Welche Firmen in der Schweiz sind betroffen?

Lange Zeit war der russische Ölkonzern Rosneft in der Schweiz mit einer wichtigen Niederlassung vertreten. Diese Redaktion bezeichnete Rosneft daher als «Putins Ölhändler in der Schweiz». Vor einigen Jahren hat der Konzern seine Aktivitäten hierzulande jedoch eingestellt. Die noch im Handelsregister eingetragene Firma ist nicht viel mehr als eine Hülle.

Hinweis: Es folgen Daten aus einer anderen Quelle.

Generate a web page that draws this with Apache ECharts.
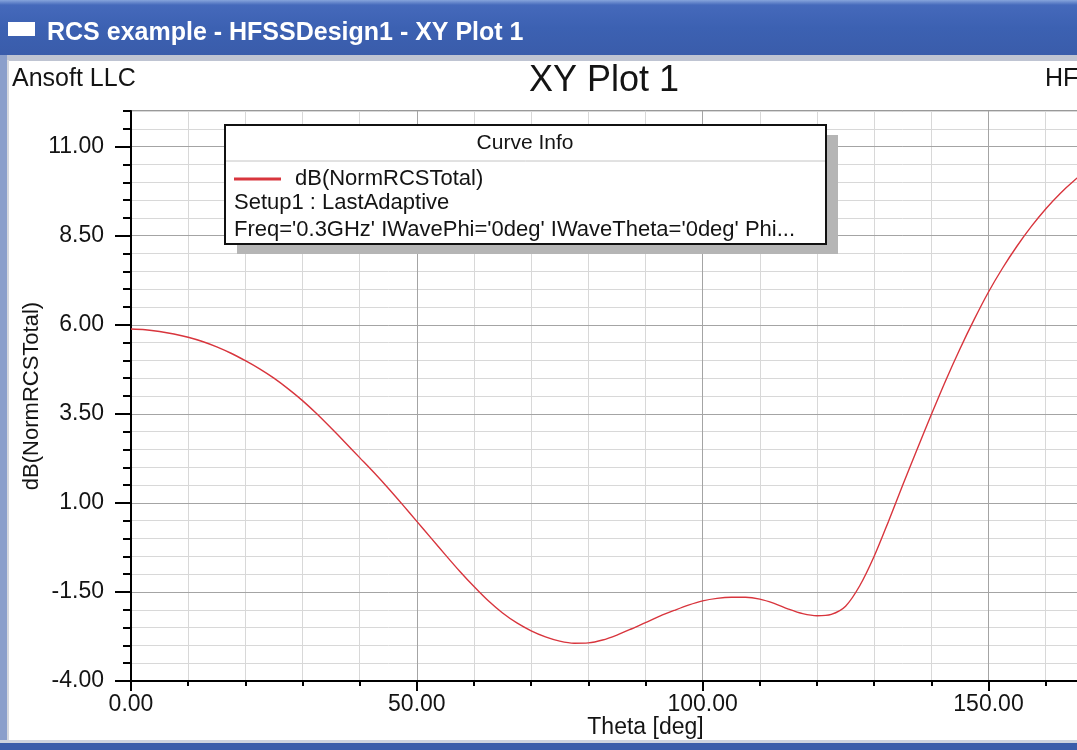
<!DOCTYPE html>
<html>
<head>
<meta charset="utf-8">
<script src="https://cdn.jsdelivr.net/npm/echarts@6/dist/echarts.min.js"></script>
<style>
html,body{margin:0;padding:0;overflow:hidden;background:#ffffff;width:1077px;height:750px}
#c{width:1220px;height:750px}
</style>
</head>
<body>
<div id="c"></div>
<script>
// ---- texts ----
const windowTitle = 'RCS example - HFSSDesign1 - XY Plot 1';
const plotTitle = 'XY Plot 1';
const companyText = 'Ansoft LLC';
const designText = 'HFSSDesign1';
const seriesName = 'dB(NormRCSTotal)';
const curveInfoTitle = 'Curve Info';
const curveInfoLines = ['Setup1 : LastAdaptive', "Freq='0.3GHz' IWavePhi='0deg' IWaveTheta='0deg' Phi..."];
const xAxisName = 'Theta [deg]';
const yAxisName = 'dB(NormRCSTotal)';

// ---- ticks ----
const xTickValues = [0, 50, 100, 150];
const yTickValues = [-4, -1.5, 1, 3.5, 6, 8.5, 11];

// ---- data ----
const theta = [0, 2.5, 5, 7.5, 10, 12.5, 15, 17.5, 20, 22.5, 25, 27.5, 30, 32.5, 35, 37.5, 40, 42.5, 45, 47.5,
  50, 52.5, 55, 57.5, 60, 62.5, 65, 67.5, 70, 72.5, 75, 77.5, 80, 82.5, 85, 87.5, 90, 92.5, 95, 97.5,
  100, 102.5, 105, 107.5, 110, 112.5, 115, 117.5, 120, 122.5, 125, 127.5, 130, 132.5, 135, 137.5, 140, 142.5, 145, 147.5,
  150, 152.5, 155, 157.5, 160, 162.5, 165, 167.5];
const dbNormRCSTotal = [5.88, 5.86, 5.81, 5.74, 5.65, 5.53, 5.38, 5.20, 4.99, 4.76, 4.50, 4.20, 3.87, 3.50, 3.10, 2.69, 2.27, 1.85, 1.41, 0.95,
  0.48, 0.01, -0.46, -0.92, -1.35, -1.75, -2.09, -2.37, -2.59, -2.76, -2.88, -2.94, -2.93, -2.85, -2.71, -2.54, -2.36, -2.18, -2.02, -1.87,
  -1.75, -1.68, -1.65, -1.65, -1.70, -1.82, -1.98, -2.11, -2.17, -2.13, -1.90, -1.32, -0.50, 0.48, 1.50, 2.50, 3.48, 4.43, 5.32, 6.15,
  6.92, 7.60, 8.21, 8.76, 9.25, 9.68, 10.05, 10.37];

const FONT = '"Liberation Sans", Arial, Helvetica, sans-serif';
const TXT = '#141414';

function txt(x, y, text, size, opts) {
  opts = opts || {};
  return {
    type: 'text', z: opts.z || 5, silent: true,
    style: {
      x: x, y: y, text: text, fill: opts.fill || TXT,
      fontSize: size, fontFamily: FONT, fontWeight: opts.bold ? 'bold' : 'normal',
      align: opts.align || 'left', verticalAlign: 'middle',
      textAlign: opts.align || 'left', textVerticalAlign: 'middle'
    }
  };
}

const chart = echarts.init(document.getElementById('c'), null, { renderer: 'canvas' });

const option = {
  animation: false,
  backgroundColor: '#ffffff',
  textStyle: { fontFamily: FONT },
  grid: {
    left: 131, top: 111, right: 60, bottom: 69,
    show: true, borderColor: '#333333', borderWidth: 1, backgroundColor: '#ffffff'
  },
  legend: {
    show: true, left: 234, top: 168, padding: 0, icon: 'rect',
    itemWidth: 47, itemHeight: 3, selectedMode: false, z: 10,
    data: [seriesName],
    textStyle: { fontSize: 22, color: TXT, fontFamily: FONT, padding: [0, 0, 0, 9] }
  },
  xAxis: [
    {
      type: 'value', min: 0, max: 180, interval: 50, position: 'bottom', z: 1,
      axisLine: { show: true, onZero: false, lineStyle: { color: '#000000', width: 2 } },
      axisTick: { show: true, customValues: xTickValues, length: 10, lineStyle: { color: '#000000', width: 2 } },
      axisLabel: { customValues: xTickValues, formatter: v => Number(v).toFixed(2), fontSize: 23, color: TXT, margin: 12, fontFamily: FONT },
      splitLine: { show: true, lineStyle: { color: '#a4a4a4', width: 1 } },
      name: xAxisName, nameLocation: 'middle', nameGap: 35, nameMoveOverlap: false,
      nameTextStyle: { fontSize: 23, color: TXT, fontFamily: FONT }
    },
    {
      type: 'value', min: 0, max: 180, interval: 10, position: 'bottom', z: 0,
      axisLine: { show: false, onZero: false },
      axisTick: { show: true, length: 5, lineStyle: { color: '#000000', width: 2 } },
      axisLabel: { show: false },
      splitLine: { show: true, lineStyle: { color: '#d8d8d8', width: 1 } }
    }
  ],
  yAxis: [
    {
      type: 'value', min: -4, max: 12, interval: 2.5, position: 'left', z: 1,
      axisLine: { show: true, onZero: false, lineStyle: { color: '#000000', width: 2 } },
      axisTick: { show: true, customValues: yTickValues, length: 16, lineStyle: { color: '#000000', width: 2 } },
      axisLabel: { customValues: yTickValues, formatter: v => Number(v).toFixed(2), fontSize: 23, color: TXT, margin: 27, fontFamily: FONT },
      splitLine: { show: true, lineStyle: { color: '#a4a4a4', width: 1 } },
      name: yAxisName, nameLocation: 'middle', nameGap: 88, nameRotate: 90, nameMoveOverlap: false,
      nameTextStyle: { fontSize: 22, color: TXT, fontFamily: FONT }
    },
    {
      type: 'value', min: -4, max: 12, interval: 0.5, position: 'left', z: 0,
      axisLine: { show: false, onZero: false },
      axisTick: { show: true, length: 8, lineStyle: { color: '#000000', width: 2 } },
      axisLabel: { show: false },
      splitLine: { show: true, lineStyle: { color: '#d8d8d8', width: 1 } }
    }
  ],
  series: [
    {
      name: seriesName, type: 'line', xAxisIndex: 0, yAxisIndex: 0,
      data: theta.map((t, i) => [t, dbNormRCSTotal[i]]),
      showSymbol: false, smooth: 0.3, clip: true,
      lineStyle: { color: '#d8353d', width: 1.4 },
      itemStyle: { color: '#d8353d' },
      z: 3
    }
  ],
  graphic: {
    elements: [
      // window title bar
      { type: 'rect', silent: true, z: 1, shape: { x: 0, y: 0, width: 1220, height: 56 },
        style: { fill: new echarts.graphic.LinearGradient(0, 0, 0, 1, [
          { offset: 0, color: '#86a4dc' }, { offset: 0.09, color: '#4569bb' },
          { offset: 0.5, color: '#3c61b2' }, { offset: 1, color: '#3a5caa' }]) } },
      { type: 'rect', silent: true, z: 1, shape: { x: 0, y: 55, width: 1220, height: 6 }, style: { fill: '#bfc4d2' } },
      // left frame
      { type: 'rect', silent: true, z: 1, shape: { x: 0, y: 55, width: 7, height: 695 }, style: { fill: '#8b9fcb' } },
      { type: 'rect', silent: true, z: 1, shape: { x: 7, y: 60, width: 2, height: 682 }, style: { fill: '#d6d8de' } },
      // bottom frame
      { type: 'rect', silent: true, z: 1, shape: { x: 0, y: 740, width: 1220, height: 3 }, style: { fill: '#cdd2de' } },
      { type: 'rect', silent: true, z: 1, shape: { x: 0, y: 743, width: 1220, height: 7 }, style: { fill: '#3a5caa' } },
      // window icon
      { type: 'rect', silent: true, z: 2, shape: { x: 8, y: 22, width: 27, height: 14 }, style: { fill: '#ffffff' } },
      txt(47, 33, windowTitle, 25, { fill: '#ffffff', bold: true }),
      // plot header texts
      txt(12, 79, companyText, 25),
      txt(604, 81, plotTitle, 36, { align: 'center' }),
      txt(1045, 79, designText, 25),
      // curve info box
      { type: 'rect', silent: true, z: 3, shape: { x: 237, y: 135, width: 601, height: 119 }, style: { fill: '#b5b5b5' } },
      { type: 'rect', silent: true, z: 3, shape: { x: 225, y: 125, width: 601, height: 119 }, style: { fill: '#ffffff', stroke: '#111111', lineWidth: 2 } },
      { type: 'line', silent: true, z: 3, shape: { x1: 226, y1: 161, x2: 825, y2: 161 }, style: { stroke: '#c4c4c4', lineWidth: 1 } },
      txt(525, 143, curveInfoTitle, 21, { align: 'center' }),
      txt(234, 203, curveInfoLines[0], 22),
      txt(234, 230, curveInfoLines[1], 22)
    ]
  }
};

chart.setOption(option);
</script>
</body>
</html>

In der Schweiz sticht ein anderes Unternehmen hervor: Litasco. Diese Firma ist zwar nicht auf der neuen Sanktionsliste der USA zu finden. Dort heisst es aber, dass alle Unternehmen, die direkt oder indirekt zu mindestens 50 Prozent im Besitz von Rosneft und Lukoil sind, ebenfalls mitgemeint sind. Laut früheren Medienmitteilungen gehört Litasco zu 100 Prozent dem Lukoil-Konzern. Laut dem Nachhaltigkeitsbericht von Litasco in Genf beschäftigt die Firma 4600 Personen und betreut unter anderem 580 Tankstellen, viele davon in den Benelux-Staaten und in Osteuropa.

Am Standort Genf handelt Litasco heute wohl kaum mehr mit russischem Öl. Laut einem Reuters-Bericht hat die Firma 2022 das Trading mit russischem Öl nach Dubai verlagert. Dieses Unternehmen wiederum ist bereits auf der Sanktionsliste der EU geführt. Es operiere völlig unabhängig von der Schweizer Gesellschaft, heisst es bei Rohstoffhändlern in Genf.

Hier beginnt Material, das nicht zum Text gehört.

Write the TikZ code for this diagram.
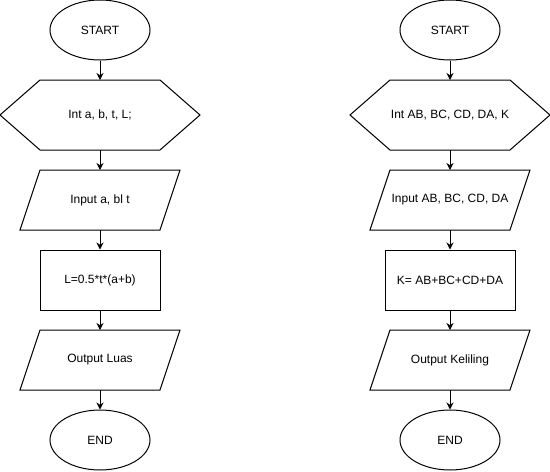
\documentclass[tikz,border=0pt]{standalone}
\usepackage{fontspec}
\setmainfont{Liberation Sans}
\usetikzlibrary{shapes.geometric,arrows.meta}

\begin{document}
\begin{tikzpicture}[x=1pt,y=-1pt,line width=1pt,font=\fontsize{12}{14}\selectfont,
  term/.style={ellipse,draw,minimum width=100pt,minimum height=60pt,inner sep=0pt},
  proc/.style={rectangle,draw,minimum height=60pt,inner sep=0pt},
  box/.style={rectangle,minimum height=60pt,inner sep=0pt,outer sep=0pt},
  flow/.style={-{Stealth[length=7pt,width=7pt]}}]
\useasboundingbox (0,0) rectangle (550,472);

\node[term] (start1) at (100,30) {START};
\node[box,minimum width=200pt,minimum height=70pt] (var1) at (100,115) {Int a, b, t, L;};
\draw ([xshift=40pt]var1.north west) -- ([xshift=-40pt]var1.north east) -- (var1.east)
  -- ([xshift=-40pt]var1.south east) -- ([xshift=40pt]var1.south west) -- (var1.west) -- cycle;
\node[box,minimum width=160pt] (in1) at (100,200) {Input a, bl t};
\draw ([xshift=20pt]in1.north west) -- (in1.north east) -- ([xshift=-20pt]in1.south east) -- (in1.south west) -- cycle;
\node[proc,minimum width=120pt] (hit1) at (100,280) {L=0.5*t*(a+b)};
\node[box,minimum width=160pt] (out1) at (100,360) {Output Luas};
\draw ([xshift=20pt]out1.north west) -- (out1.north east) -- ([xshift=-20pt]out1.south east) -- (out1.south west) -- cycle;
\node[term] (end1) at (100,440) {END};

\draw[flow] (start1) -- (var1);
\draw[flow] (var1) -- (in1);
\draw[flow] (in1) -- (hit1);
\draw[flow] (hit1) -- (out1);
\draw[flow] (out1) -- (end1);

\node[term] (start2) at (450,30) {START};
\node[box,minimum width=200pt,minimum height=70pt] (var2) at (450,115) {Int AB, BC, CD, DA, K};
\draw ([xshift=40pt]var2.north west) -- ([xshift=-40pt]var2.north east) -- (var2.east)
  -- ([xshift=-40pt]var2.south east) -- ([xshift=40pt]var2.south west) -- (var2.west) -- cycle;
\node[box,minimum width=160pt] (in2) at (450,200) {Input AB, BC, CD, DA};
\draw ([xshift=20pt]in2.north west) -- (in2.north east) -- ([xshift=-20pt]in2.south east) -- (in2.south west) -- cycle;
\node[proc,minimum width=130pt] (hit2) at (450,280) {K= AB+BC+CD+DA};
\node[box,minimum width=160pt] (out2) at (450,360) {Output Keliling};
\draw ([xshift=20pt]out2.north west) -- (out2.north east) -- ([xshift=-20pt]out2.south east) -- (out2.south west) -- cycle;
\node[term] (end2) at (450,440) {END};

\draw[flow] (start2) -- (var2);
\draw[flow] (var2) -- (in2);
\draw[flow] (in2) -- (hit2);
\draw[flow] (hit2) -- (out2);
\draw[flow] (out2) -- (end2);
\end{tikzpicture}
\end{document}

Der Schweizer Ableger von Litasco ist aber weiterhin im Markt aktiv – und offenbar erfolgreich. Im Frühjahr 2025 feierte das Unternehmen in einem noblen Londoner Lokal, in Sichtweite des Buckingham Palace, sein 25-jähriges Bestehen. Angestossen wurde mit edlen Tropfen aus Bordeaux und der Toskana. «Diese Veranstaltung markiert den Beginn eines Jahres voller besonderer Ereignisse, Initiativen und Meilensteine, um das Erbe von Litasco und seine Vision für die Zukunft zu feiern», verkündete das Unternehmen auf der Businessplattform Linkedin.

Ob das 26. Jahr ein besonders einschneidendes für die Firma sein wird, bleibt offen. Weder Lukoil noch Litasco haben bislang auf Anfragen dieser Redaktion reagiert.